--- start DATA TO USE ---

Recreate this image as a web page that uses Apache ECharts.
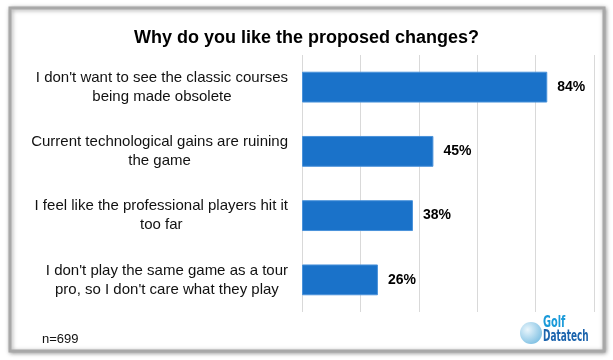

--- end DATA TO USE ---
--- start DATA TO USE ---

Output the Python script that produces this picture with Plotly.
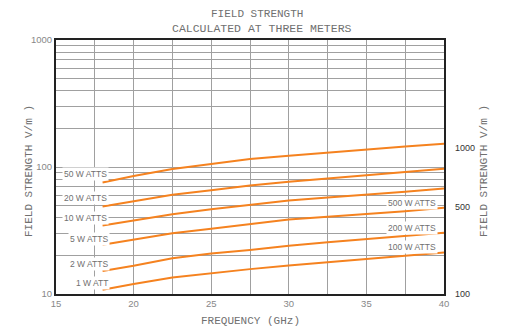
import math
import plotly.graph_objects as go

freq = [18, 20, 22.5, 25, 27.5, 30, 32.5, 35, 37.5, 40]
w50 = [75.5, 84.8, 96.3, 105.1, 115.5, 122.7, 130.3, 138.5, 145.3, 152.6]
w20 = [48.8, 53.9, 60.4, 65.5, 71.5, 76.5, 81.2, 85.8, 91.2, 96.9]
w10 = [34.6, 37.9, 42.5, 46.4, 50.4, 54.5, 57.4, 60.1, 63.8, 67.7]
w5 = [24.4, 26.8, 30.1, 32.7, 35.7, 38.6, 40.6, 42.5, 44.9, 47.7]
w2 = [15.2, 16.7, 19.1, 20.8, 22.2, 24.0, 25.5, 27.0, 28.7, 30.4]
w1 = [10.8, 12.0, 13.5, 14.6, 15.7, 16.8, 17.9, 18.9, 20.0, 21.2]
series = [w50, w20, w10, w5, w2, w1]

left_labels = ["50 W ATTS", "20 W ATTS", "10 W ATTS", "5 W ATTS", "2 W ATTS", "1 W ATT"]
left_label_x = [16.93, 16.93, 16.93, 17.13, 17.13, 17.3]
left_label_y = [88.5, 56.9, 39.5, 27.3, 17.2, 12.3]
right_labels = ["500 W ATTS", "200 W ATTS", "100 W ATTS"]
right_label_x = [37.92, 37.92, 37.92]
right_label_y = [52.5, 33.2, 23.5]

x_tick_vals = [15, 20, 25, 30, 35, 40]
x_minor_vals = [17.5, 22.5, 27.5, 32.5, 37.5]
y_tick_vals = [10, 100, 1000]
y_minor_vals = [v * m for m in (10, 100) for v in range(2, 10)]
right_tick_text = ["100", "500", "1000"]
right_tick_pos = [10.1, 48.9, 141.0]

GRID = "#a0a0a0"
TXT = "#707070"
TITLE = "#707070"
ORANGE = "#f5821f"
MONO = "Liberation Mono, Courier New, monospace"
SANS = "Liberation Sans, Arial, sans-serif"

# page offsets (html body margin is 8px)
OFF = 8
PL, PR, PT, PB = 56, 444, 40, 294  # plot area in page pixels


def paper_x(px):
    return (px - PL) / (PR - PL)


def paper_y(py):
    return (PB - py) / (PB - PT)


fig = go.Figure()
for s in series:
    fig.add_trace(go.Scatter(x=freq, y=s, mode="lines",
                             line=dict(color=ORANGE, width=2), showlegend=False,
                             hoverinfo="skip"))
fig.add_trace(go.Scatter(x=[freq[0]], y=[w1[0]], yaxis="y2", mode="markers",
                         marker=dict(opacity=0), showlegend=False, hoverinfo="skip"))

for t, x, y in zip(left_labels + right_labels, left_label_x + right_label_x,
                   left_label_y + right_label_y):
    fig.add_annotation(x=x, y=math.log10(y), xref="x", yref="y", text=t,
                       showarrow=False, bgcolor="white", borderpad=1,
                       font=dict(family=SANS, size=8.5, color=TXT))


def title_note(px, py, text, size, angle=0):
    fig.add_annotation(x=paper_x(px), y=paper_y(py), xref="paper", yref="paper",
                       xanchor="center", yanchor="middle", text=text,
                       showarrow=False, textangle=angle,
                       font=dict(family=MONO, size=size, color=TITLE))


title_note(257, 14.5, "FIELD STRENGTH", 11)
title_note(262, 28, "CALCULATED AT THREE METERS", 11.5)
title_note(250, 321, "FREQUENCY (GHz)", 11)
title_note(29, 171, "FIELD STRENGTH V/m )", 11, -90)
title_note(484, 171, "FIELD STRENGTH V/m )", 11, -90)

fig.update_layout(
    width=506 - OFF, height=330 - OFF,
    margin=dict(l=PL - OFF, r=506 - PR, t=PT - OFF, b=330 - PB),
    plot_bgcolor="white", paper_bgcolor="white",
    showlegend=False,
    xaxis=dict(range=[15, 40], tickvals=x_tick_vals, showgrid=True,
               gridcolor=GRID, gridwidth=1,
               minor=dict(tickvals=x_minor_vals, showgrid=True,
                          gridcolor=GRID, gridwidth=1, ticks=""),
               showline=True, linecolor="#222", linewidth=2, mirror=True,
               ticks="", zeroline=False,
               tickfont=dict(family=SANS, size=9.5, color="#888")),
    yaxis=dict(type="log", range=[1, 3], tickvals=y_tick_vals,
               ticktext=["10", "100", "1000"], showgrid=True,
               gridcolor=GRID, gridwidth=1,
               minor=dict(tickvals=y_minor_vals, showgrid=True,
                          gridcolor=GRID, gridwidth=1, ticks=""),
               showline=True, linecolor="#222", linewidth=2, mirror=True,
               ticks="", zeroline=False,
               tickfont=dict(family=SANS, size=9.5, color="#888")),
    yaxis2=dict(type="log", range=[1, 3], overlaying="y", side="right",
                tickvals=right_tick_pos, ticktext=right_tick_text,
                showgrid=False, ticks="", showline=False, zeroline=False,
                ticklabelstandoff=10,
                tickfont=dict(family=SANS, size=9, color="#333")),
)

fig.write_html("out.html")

--- end DATA TO USE ---

• _STATED GOAL_: Skip the pictures. Set down only the lines from the one containing "Output the Python" through the one containing "series = [w50, w20, w10, w5, w2, w1]", exactly as they appear, ends included.

• _RESPONSE TO THIS TASK_:
Output the Python script that produces this picture with Plotly.
import math
import plotly.graph_objects as go

freq = [18, 20, 22.5, 25, 27.5, 30, 32.5, 35, 37.5, 40]
w50 = [75.5, 84.8, 96.3, 105.1, 115.5, 122.7, 130.3, 138.5, 145.3, 152.6]
w20 = [48.8, 53.9, 60.4, 65.5, 71.5, 76.5, 81.2, 85.8, 91.2, 96.9]
w10 = [34.6, 37.9, 42.5, 46.4, 50.4, 54.5, 57.4, 60.1, 63.8, 67.7]
w5 = [24.4, 26.8, 30.1, 32.7, 35.7, 38.6, 40.6, 42.5, 44.9, 47.7]
w2 = [15.2, 16.7, 19.1, 20.8, 22.2, 24.0, 25.5, 27.0, 28.7, 30.4]
w1 = [10.8, 12.0, 13.5, 14.6, 15.7, 16.8, 17.9, 18.9, 20.0, 21.2]
series = [w50, w20, w10, w5, w2, w1]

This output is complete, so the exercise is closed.